You see, we shared a secret. A secret that had brought us together in the first place and a secret that was, almost a decade later, destined to bring us back together. I speak of a shared belief; in love and of dreams. If it was the possibility of dreams coming true that had united us in love in the first place, then it was our shared belief in the power of dreams that kept our love alive. In dreams we met and talked and climbed the apple crates and kissed and loved each other. A secret world inhabited by us alone. It was a dream that told me that it was time to return. Often, in my waking hours, I had longed to make the journey, but from somewhere, a voice had always taught me to defer. “The time is not yet right” said the voice, “You will know when it is time”.

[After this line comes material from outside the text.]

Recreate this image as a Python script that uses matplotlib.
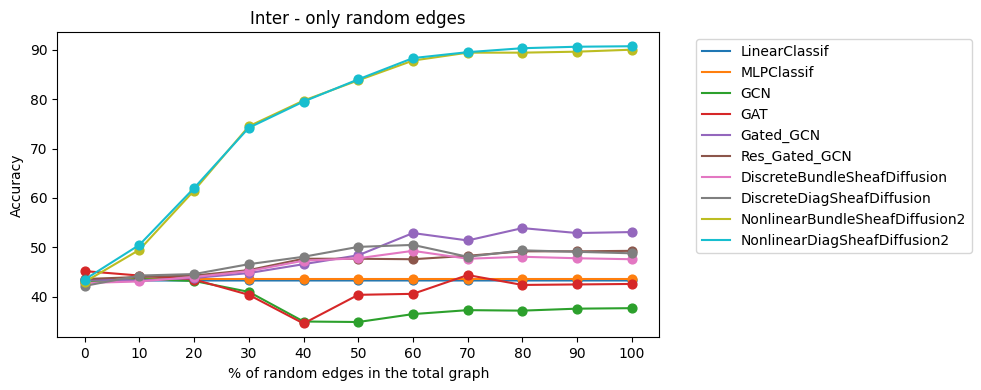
import matplotlib
matplotlib.use("Agg")
import matplotlib.pyplot as plt

x_pct = [0, 10, 20, 30, 40, 50, 60, 70, 80, 90, 100]

linear_classif = [43.4, 43.3, 43.3, 43.3, 43.3, 43.3, 43.3, 43.3, 43.3, 43.3, 43.3]
mlp_classif = [43.0, 43.6, 43.6, 43.6, 43.6, 43.6, 43.6, 43.6, 43.6, 43.6, 43.6]
gcn = [43.0, 43.6, 43.2, 41.0, 35.0, 34.9, 36.5, 37.3, 37.2, 37.6, 37.7]
gat = [45.2, 44.3, 43.5, 40.4, 34.6, 40.4, 40.6, 44.4, 42.4, 42.5, 42.6]
gated_gcn = [43.5, 43.3, 43.8, 44.8, 46.6, 48.4, 52.9, 51.4, 53.9, 52.9, 53.1]
res_gated_gcn = [43.6, 44.0, 44.3, 45.4, 47.7, 47.7, 47.6, 48.3, 49.2, 49.2, 49.3]
discrete_bundle = [42.8, 43.1, 44.0, 45.2, 47.3, 47.8, 49.3, 47.7, 48.1, 47.8, 47.6]
discrete_diag = [42.2, 44.3, 44.6, 46.6, 48.1, 50.1, 50.5, 48.1, 49.4, 49.1, 48.8]
nonlinear_bundle2 = [43.0, 49.5, 61.5, 74.5, 79.7, 83.8, 87.8, 89.4, 89.4, 89.6, 90.0]
nonlinear_diag2 = [43.5, 50.5, 62.0, 74.2, 79.5, 84.0, 88.3, 89.5, 90.3, 90.6, 90.7]

series = [
    ("LinearClassif", linear_classif),
    ("MLPClassif", mlp_classif),
    ("GCN", gcn),
    ("GAT", gat),
    ("Gated_GCN", gated_gcn),
    ("Res_Gated_GCN", res_gated_gcn),
    ("DiscreteBundleSheafDiffusion", discrete_bundle),
    ("DiscreteDiagSheafDiffusion", discrete_diag),
    ("NonlinearBundleSheafDiffusion2", nonlinear_bundle2),
    ("NonlinearDiagSheafDiffusion2", nonlinear_diag2),
]

fig, ax = plt.subplots(figsize=(9.81, 3.9), dpi=100)
for i, (name, vals) in enumerate(series):
    color = f"C{i}"
    ax.plot(x_pct, vals, color=color, label=name)
    ax.scatter(x_pct, vals, color=color, s=40, zorder=2)

ax.set_xticks(x_pct)
ax.set_title("Inter - only random edges")
ax.set_xlabel("% of random edges in the total graph")
ax.set_ylabel("Accuracy")
ax.legend(loc="upper left", bbox_to_anchor=(1.05, 1))

fig.subplots_adjust(left=0.0584, right=0.672, top=0.917, bottom=0.135)
fig.savefig("out.png", dpi=100)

And so it came to pass. One January morning in 1990, I was being escorted “off the premises” of the UK, with “India” printed on my ticket. A corpulent confidant dropped me at Heathrow and I found myself at the ‘wrong’ terminal. Instead of “India”, in front of me was a sign to “El Al”. I had been travelling the world as a peripatetic artist for five years and my livelihood might have been on the line, but I never gave it a second thought. It was time to go back. It was time to make good the promise that had kept me alive for eight, long years.
When the doors of the 737 swung open, the familiar scent of balmy palm announced to my soul that it had arrived home. It was immediately as if I was once more drinking the elixir of life; I could hardly sleep for excitement. My hopes took me north, back to Kibbutz Yir’on, straddling the Lebanese border, but I couldn’t feel Sharona there. She had, I discovered, gone south to Rishon Letzion, the town of her birth, whence I sent word of my return. One evening a few days later, I was in the crowded communal dining hall and a lone telephone rang. I had never answered that telephone before but something within me told me to do so now. I knew it was Sharona and her voice was like honey on my heart, “I have come back,” I cried.
The next morning, I took an old Pullman train, the luxurious residue of the British Mandate, along the Mediterranean coast down to Tel Aviv. The sun scattered a million diamonds on the sea as wisps of sand danced across the dunes. I took a bus south to Rishon and my pulse quickened. This race was nearly run. I had kept the faith. We wound our way through Old Jaffa and I thought about where I had found the strength to keep right on until the end, to trust in something so fantastic? I blessed the stars and the moon, the sky and the sea and the earth, the elements which had conspired to persuade me of my destiny. As the bus reached its final destination on this hot, late August day, dusk was beginning to fall. It was dusty and the terminus was packed with commuters. I let the crowds pass and moved slowly towards the misty light of the exit. Then, I stopped, and watched the dust dissipate and the light illuminate the most wondrous sight imaginable. There she was, my love, standing, smiling, the same. The same glorious vision as I had first beheld eight years previously. We floated together and looked deeply into each others eyes and I felt a great peace descend into my soul.